まだ南極基地のほうが良さそうだ、とさえ思う。だってこの山頂、いくら「今日は天気が良いぞ」といても基地周辺を自由に散歩できる場所じゃない。うっかり足をすべらせると、日本最大の滑り台として麓まで滑り落ちてしまう。

09:42
そんな測候所跡地の前に、富士山頂の碑がある。ここで登頂の記念撮影。

いしは前年に続いて2年連続の登頂。よく登るよ、ホント。信じられない。それでいて僕よりも登山に関しては体力がないんだから。
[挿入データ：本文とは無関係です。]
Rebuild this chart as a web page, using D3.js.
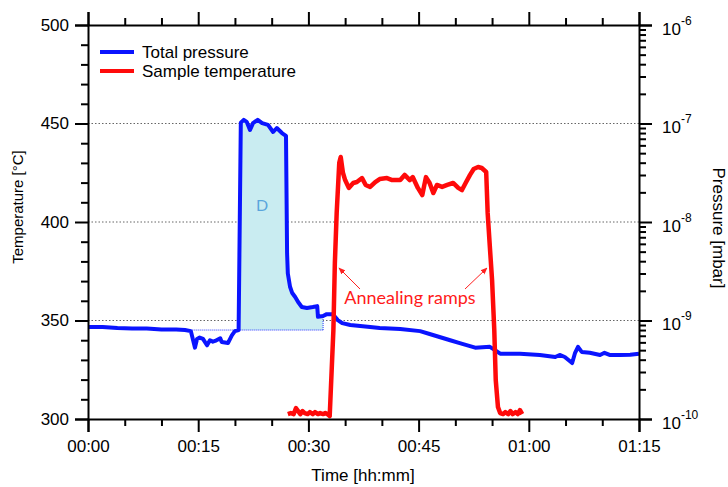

気合いと根性は僕よりはるかに上。

09:49
山頂碑すぐ近くに、「富士山の気象」と書かれたパネルがあったので読んでみた。

富士山山頂の気圧は年間平均638hPaで、海面気圧の3分の2しかありません。

標高3776の孤立峰であるため、天気は変わりやすく複雑な風が吹き、夏山で山麓から山頂に向かって積雲が立ち昇るときは雷雨の前兆です。

夏、上空に寒気が入り、山頂の気温が5℃以下になると雷雲が発達しやすくなります。

冬は平均気温が最高-15℃、最低-22℃、平均風速が20~30m/s(稜線は5割増し)と厳しい環境になり、寒候季に低気圧通過のさいには大雪が降ります。

富士山の5合目までは森林があるため風は弱いのですが、森林限界をすぎると急に風速が強まります。風速が1m/s増すと体感温度は1℃下がります。

レンズ雲は強風の兆候です。

解説文執筆:富士学会

「冬は平均風速が20~30m/s」ってしれっと書いてあるけど、下界と次元が違いすぎる。桁が一つ間違えているのでは?というくらいの「平均」だ。この世界では「無風」ってのが殆どないのか?

10:04
「天気は変わりやすく複雑な風が吹く」というのはまさにそのとおりで、今がそれ。

風がどうっと強く吹き、ガスで視界が非常に悪い。大粒の雨が降っていないのは幸いだけど、霧雨が肌に当たる。楽しい空間ではない。

そんな中、時計回りにお鉢めぐりをする。本当なら富士山火口を見下ろしたり、麓の景色を眺めながらの楽しい標高3,700メートル満喫となるのだけど、これじゃひたすら耐えるだけだ。

10:15
時折ドスッと腹にくる突風に足元をふらつかせないよう、気をつけながら歩いて行く。

僕が先行して歩いて行くが、時折振り返って「大丈夫?」といしに声をかけると「大丈夫です、気にせず先に行って下さい」とちょっと怒った声で返された。

自立心の強いいしは、登頂中に僕が「疲れてない?」と声をかけることさえも拒絶していた。「そんなこと言わないでください」と何度も怒られた。僕は今回の登山のバディとして、相手の疲労状況を確認しながらペースコントロールをするつもりで聞いている。でも、いしからすると「余計なお世話」になる。

10:18
富士山の4つの登山道のうち、吉田口・須走口は八合目で合流して一本の登山道になる。

そこを上りきってお鉢まで到達したところに、山小屋密集エリアがある。それがここ。

10:18
「富士山頂上奥宮」と書かれた建物。「久須志(くすし)神社」という名前がついている。浅間大社奥宮の末社。

富士登山でもっとも利用者が多い吉田ルートで登頂した人は、この神社を参拝して記念写真を撮って、それで満足して下山する人も多いと思う。なにしろ、剣ヶ峰はここからお鉢をぐるりと半周しなくちゃいけない。気力体力が大変だ。

10:19
お詣りをする。

いしに「どういうことをお願いするの?」と聞くと、「お父さんやお母さん、妹、妹のとこの子ども、妹のパートナー、それから・・・(しばらく親戚の名前が出る)・・・の健康を願ってます」と言う。妹が結婚してから、祈る相手が増えた、と微笑む。へええ、すごいな。

僕なんか、「自分の半径5メートル以内の人が幸せであればそれでいい」と思っているので、そんな他人の幸福を祈ることは全くしない。というか、気恥ずかしいので、「祓え給い、清め給え」としか唱えていない。

ただ、そんな僕でも、この数カ月後の結婚式のときには「これまで半径5メートルの人が幸せになれば良いと思っていたけど、今では半径10メートルまで範囲が広がりました」と来場者の前で殊勝な言葉を述べている。たった10メートルだけど。